GIVEN INSTRUCTION » Copy out the material below in full, but not its images.

## Begin GIVEN INFORMATION

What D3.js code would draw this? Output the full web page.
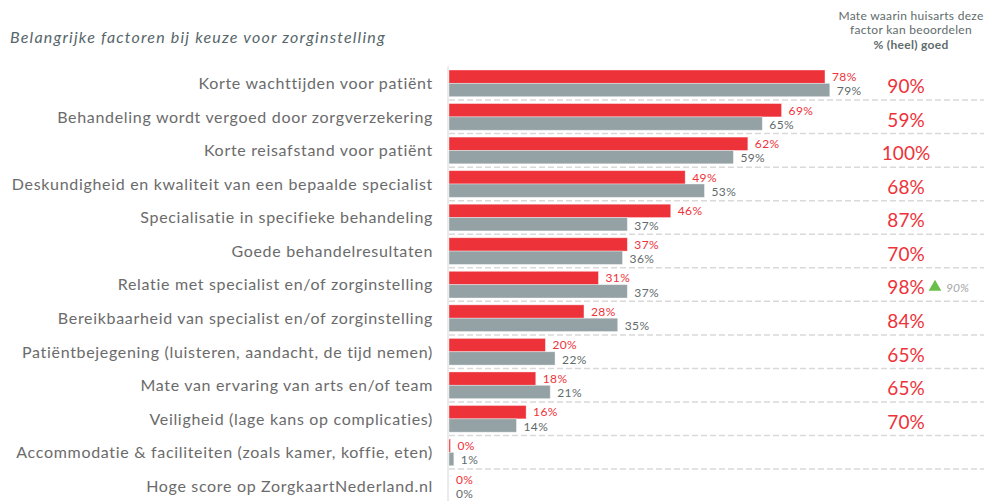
<!DOCTYPE html>
<html>
<head>
<meta charset="utf-8">
<script src="https://cdn.jsdelivr.net/npm/d3@7"></script>
<style>
    body { margin: 0; background: #fff; }
    svg { font-family: Lato, "Open Sans", sans-serif; }
</style>
</head>
<body>
<div id="chart"></div>
<script>
// Belangrijke factoren bij keuze voor zorginstelling

const categories = [
    "Korte wachttijden voor patiënt",
    "Behandeling wordt vergoed door zorgverzekering",
    "Korte reisafstand voor patiënt",
    "Deskundigheid en kwaliteit van een bepaalde specialist",
    "Specialisatie in specifieke behandeling",
    "Goede behandelresultaten",
    "Relatie met specialist en/of zorginstelling",
    "Bereikbaarheid van specialist en/of zorginstelling",
    "Patiëntbejegening (luisteren, aandacht, de tijd nemen)",
    "Mate van ervaring van arts en/of team",
    "Veiligheid (lage kans op complicaties)",
    "Accommodatie & faciliteiten (zoals kamer, koffie, eten)",
    "Hoge score op ZorgkaartNederland.nl"
];

// red bars (first series) and grey bars (second series), in %
const redValues  = [78, 69, 62, 49, 46, 37, 31, 28, 20, 18, 16, 0.3, 0];
const greyValues = [79, 65, 59, 53, 37, 36, 37, 35, 22, 21, 14, 1, 0];

// right column: mate waarin huisarts deze factor kan beoordelen
const judgeValues = [90, 59, 100, 68, 87, 70, 98, 84, 65, 65, 70, null, null];

// earlier measurement shown next to the arrow
const previousValue = {row: 6, value: 90};

const title = "Belangrijke factoren bij keuze voor zorginstelling";
const headerLines = ["Mate waarin huisarts deze", "factor kan beoordelen", "% (heel) goed"];

const red = "#ee3239";
const grey = "#95a2a5";

const width = 984, height = 501;

const svg = d3.select("#chart").append("svg")
    .attr("width", width)
    .attr("height", height);

const data = categories.map((c, i) => ({
    category: c,
    red: redValues[i],
    grey: greyValues[i],
    judge: judgeValues[i]
}));

// scales
const x = d3.scaleLinear().domain([0, 100]).range([449, 931]);
const y = d3.scaleBand().domain(categories).range([66.5, 66.5 + 13 * 33.55]);
const ySeries = d3.scaleBand().domain(["red", "grey"]).range([3.5, 30.2]);

// title
svg.append("text")
    .text(title)
    .attr("x", 10)
    .attr("y", 43)
    .attr("font-size", 16)
    .attr("letter-spacing", 1.2)
    .attr("font-style", "italic")
    .attr("fill", "#56666a");

// right header
svg.append("g").selectAll("text").data(headerLines)
    .enter().append("text")
    .text(d => d)
    .attr("x", 911)
    .attr("y", (d, i) => 20 + i * 14.3)
    .attr("text-anchor", "middle")
    .attr("font-size", 12)
    .attr("letter-spacing", 0.3)
    .attr("font-weight", (d, i) => i == 2 ? "bold" : "normal")
    .attr("fill", "#5f6c6c");

// dashed separators between rows
svg.append("g").selectAll("line").data(categories.slice(0, -1))
    .enter().append("line")
    .attr("x1", x(0))
    .attr("x2", width)
    .attr("y1", d => y(d) + y.bandwidth())
    .attr("y2", d => y(d) + y.bandwidth())
    .attr("stroke", "#d9d9d9")
    .attr("stroke-width", 1.5)
    .attr("stroke-dasharray", "6,3");

// vertical axis line
svg.append("line")
    .attr("x1", 448).attr("x2", 448)
    .attr("y1", y.range()[0]).attr("y2", height)
    .attr("stroke", "#d6d6d6")
    .attr("stroke-width", 1);

// category labels
svg.append("g").selectAll("text").data(data)
    .enter().append("text")
    .text(d => d.category)
    .attr("x", 433)
    .attr("y", d => y(d.category) + ySeries("grey"))
    .attr("dy", "0.36em")
    .attr("text-anchor", "end")
    .attr("font-size", 16)
    .attr("letter-spacing", 0.68)
    .attr("fill", "#6b6b6b");

// bars
const rows = svg.append("g").selectAll(".row").data(data)
    .enter().append("g")
    .attr("class", "row")
    .attr("transform", d => "translate(0," + y(d.category) + ")");

["red", "grey"].forEach(function(key){
    const color = key == "red" ? red : grey;

    rows.filter(d => d[key] > 0).append("rect")
        .attr("x", x(0))
        .attr("y", ySeries(key))
        .attr("width", d => x(d[key]) - x(0))
        .attr("height", ySeries.bandwidth())
        .attr("fill", color)
        .attr("stroke", "rgba(255,255,255,0.45)")
        .attr("stroke-width", 0.8);

    rows.append("text")
        .text(d => Math.round(d[key]) + "%")
        .attr("x", d => x(d[key]) + 7)
        .attr("y", ySeries(key) + ySeries.bandwidth() / 2 + (key == "red" ? 0 : 1))
        .attr("dy", "0.36em")
        .attr("font-size", 12)
        .attr("letter-spacing", 0.4)
        .attr("fill", key == "red" ? red : "#5f6b6b");
});

// right column values
svg.append("g").selectAll("text").data(data.filter(d => d.judge != null))
    .enter().append("text")
    .text(d => d.judge + "%")
    .attr("x", 906)
    .attr("y", d => y(d.category) + y.bandwidth() / 2 + 3)
    .attr("dy", "0.36em")
    .attr("text-anchor", "middle")
    .attr("font-size", 19)
    .attr("fill", red);

// up arrow with previous value
const prevY = y(categories[previousValue.row]) + y.bandwidth() / 2 + 3;
svg.append("path")
    .attr("d", d3.symbol().type(d3.symbolTriangle).size(70)())
    .attr("transform", "translate(935," + (prevY - 0.5) + ")")
    .attr("fill", "#6abf4b");

svg.append("text")
    .text(previousValue.value + "%")
    .attr("x", 946)
    .attr("y", prevY)
    .attr("dy", "0.36em")
    .attr("font-size", 12)
    .attr("font-style", "italic")
    .attr("fill", "#a6a6a6");
</script>
</body>
</html>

## End GIVEN INFORMATION

EXERCISE RESULT »
What D3.js code would draw this? Output the full web page.
<!DOCTYPE html>
<html>
<head>
<meta charset="utf-8">
<script src="https://cdn.jsdelivr.net/npm/d3@7"></script>
<style>
    body { margin: 0; background: #fff; }
    svg { font-family: Lato, "Open Sans", sans-serif; }
</style>
</head>
<body>
<div id="chart"></div>
<script>
// Belangrijke factoren bij keuze voor zorginstelling

const categories = [
    "Korte wachttijden voor patiënt",
    "Behandeling wordt vergoed door zorgverzekering",
    "Korte reisafstand voor patiënt",
    "Deskundigheid en kwaliteit van een bepaalde specialist",
    "Specialisatie in specifieke behandeling",
    "Goede behandelresultaten",
    "Relatie met specialist en/of zorginstelling",
    "Bereikbaarheid van specialist en/of zorginstelling",
    "Patiëntbejegening (luisteren, aandacht, de tijd nemen)",
    "Mate van ervaring van arts en/of team",
    "Veiligheid (lage kans op complicaties)",
    "Accommodatie & faciliteiten (zoals kamer, koffie, eten)",
    "Hoge score op ZorgkaartNederland.nl"
];

// red bars (first series) and grey bars (second series), in %
const redValues  = [78, 69, 62, 49, 46, 37, 31, 28, 20, 18, 16, 0.3, 0];
const greyValues = [79, 65, 59, 53, 37, 36, 37, 35, 22, 21, 14, 1, 0];

// right column: mate waarin huisarts deze factor kan beoordelen
const judgeValues = [90, 59, 100, 68, 87, 70, 98, 84, 65, 65, 70, null, null];

// earlier measurement shown next to the arrow
const previousValue = {row: 6, value: 90};

const title = "Belangrijke factoren bij keuze voor zorginstelling";
const headerLines = ["Mate waarin huisarts deze", "factor kan beoordelen", "% (heel) goed"];

const red = "#ee3239";
const grey = "#95a2a5";

const width = 984, height = 501;

const svg = d3.select("#chart").append("svg")
    .attr("width", width)
    .attr("height", height);

const data = categories.map((c, i) => ({
    category: c,
    red: redValues[i],
    grey: greyValues[i],
    judge: judgeValues[i]
}));

// scales
const x = d3.scaleLinear().domain([0, 100]).range([449, 931]);
const y = d3.scaleBand().domain(categories).range([66.5, 66.5 + 13 * 33.55]);
const ySeries = d3.scaleBand().domain(["red", "grey"]).range([3.5, 30.2]);

// title
svg.append("text")
    .text(title)
    .attr("x", 10)
    .attr("y", 43)
    .attr("font-size", 16)
    .attr("letter-spacing", 1.2)
    .attr("font-style", "italic")
    .attr("fill", "#56666a");

// right header
svg.append("g").selectAll("text").data(headerLines)
    .enter().append("text")
    .text(d => d)
    .attr("x", 911)
    .attr("y", (d, i) => 20 + i * 14.3)
    .attr("text-anchor", "middle")
    .attr("font-size", 12)
    .attr("letter-spacing", 0.3)
    .attr("font-weight", (d, i) => i == 2 ? "bold" : "normal")
    .attr("fill", "#5f6c6c");

// dashed separators between rows
svg.append("g").selectAll("line").data(categories.slice(0, -1))
    .enter().append("line")
    .attr("x1", x(0))
    .attr("x2", width)
    .attr("y1", d => y(d) + y.bandwidth())
    .attr("y2", d => y(d) + y.bandwidth())
    .attr("stroke", "#d9d9d9")
    .attr("stroke-width", 1.5)
    .attr("stroke-dasharray", "6,3");

// vertical axis line
svg.append("line")
    .attr("x1", 448).attr("x2", 448)
    .attr("y1", y.range()[0]).attr("y2", height)
    .attr("stroke", "#d6d6d6")
    .attr("stroke-width", 1);

// category labels
svg.append("g").selectAll("text").data(data)
    .enter().append("text")
    .text(d => d.category)
    .attr("x", 433)
    .attr("y", d => y(d.category) + ySeries("grey"))
    .attr("dy", "0.36em")
    .attr("text-anchor", "end")
    .attr("font-size", 16)
    .attr("letter-spacing", 0.68)
    .attr("fill", "#6b6b6b");

// bars
const rows = svg.append("g").selectAll(".row").data(data)
    .enter().append("g")
    .attr("class", "row")
    .attr("transform", d => "translate(0," + y(d.category) + ")");

["red", "grey"].forEach(function(key){
    const color = key == "red" ? red : grey;

    rows.filter(d => d[key] > 0).append("rect")
        .attr("x", x(0))
        .attr("y", ySeries(key))
        .attr("width", d => x(d[key]) - x(0))
        .attr("height", ySeries.bandwidth())
        .attr("fill", color)
        .attr("stroke", "rgba(255,255,255,0.45)")
        .attr("stroke-width", 0.8);

    rows.append("text")
        .text(d => Math.round(d[key]) + "%")
        .attr("x", d => x(d[key]) + 7)
        .attr("y", ySeries(key) + ySeries.bandwidth() / 2 + (key == "red" ? 0 : 1))
        .attr("dy", "0.36em")
        .attr("font-size", 12)
        .attr("letter-spacing", 0.4)
        .attr("fill", key == "red" ? red : "#5f6b6b");
});

// right column values
svg.append("g").selectAll("text").data(data.filter(d => d.judge != null))
    .enter().append("text")
    .text(d => d.judge + "%")
    .attr("x", 906)
    .attr("y", d => y(d.category) + y.bandwidth() / 2 + 3)
    .attr("dy", "0.36em")
    .attr("text-anchor", "middle")
    .attr("font-size", 19)
    .attr("fill", red);

// up arrow with previous value
const prevY = y(categories[previousValue.row]) + y.bandwidth() / 2 + 3;
svg.append("path")
    .attr("d", d3.symbol().type(d3.symbolTriangle).size(70)())
    .attr("transform", "translate(935," + (prevY - 0.5) + ")")
    .attr("fill", "#6abf4b");

svg.append("text")
    .text(previousValue.value + "%")
    .attr("x", 946)
    .attr("y", prevY)
    .attr("dy", "0.36em")
    .attr("font-size", 12)
    .attr("font-style", "italic")
    .attr("fill", "#a6a6a6");
</script>
</body>
</html>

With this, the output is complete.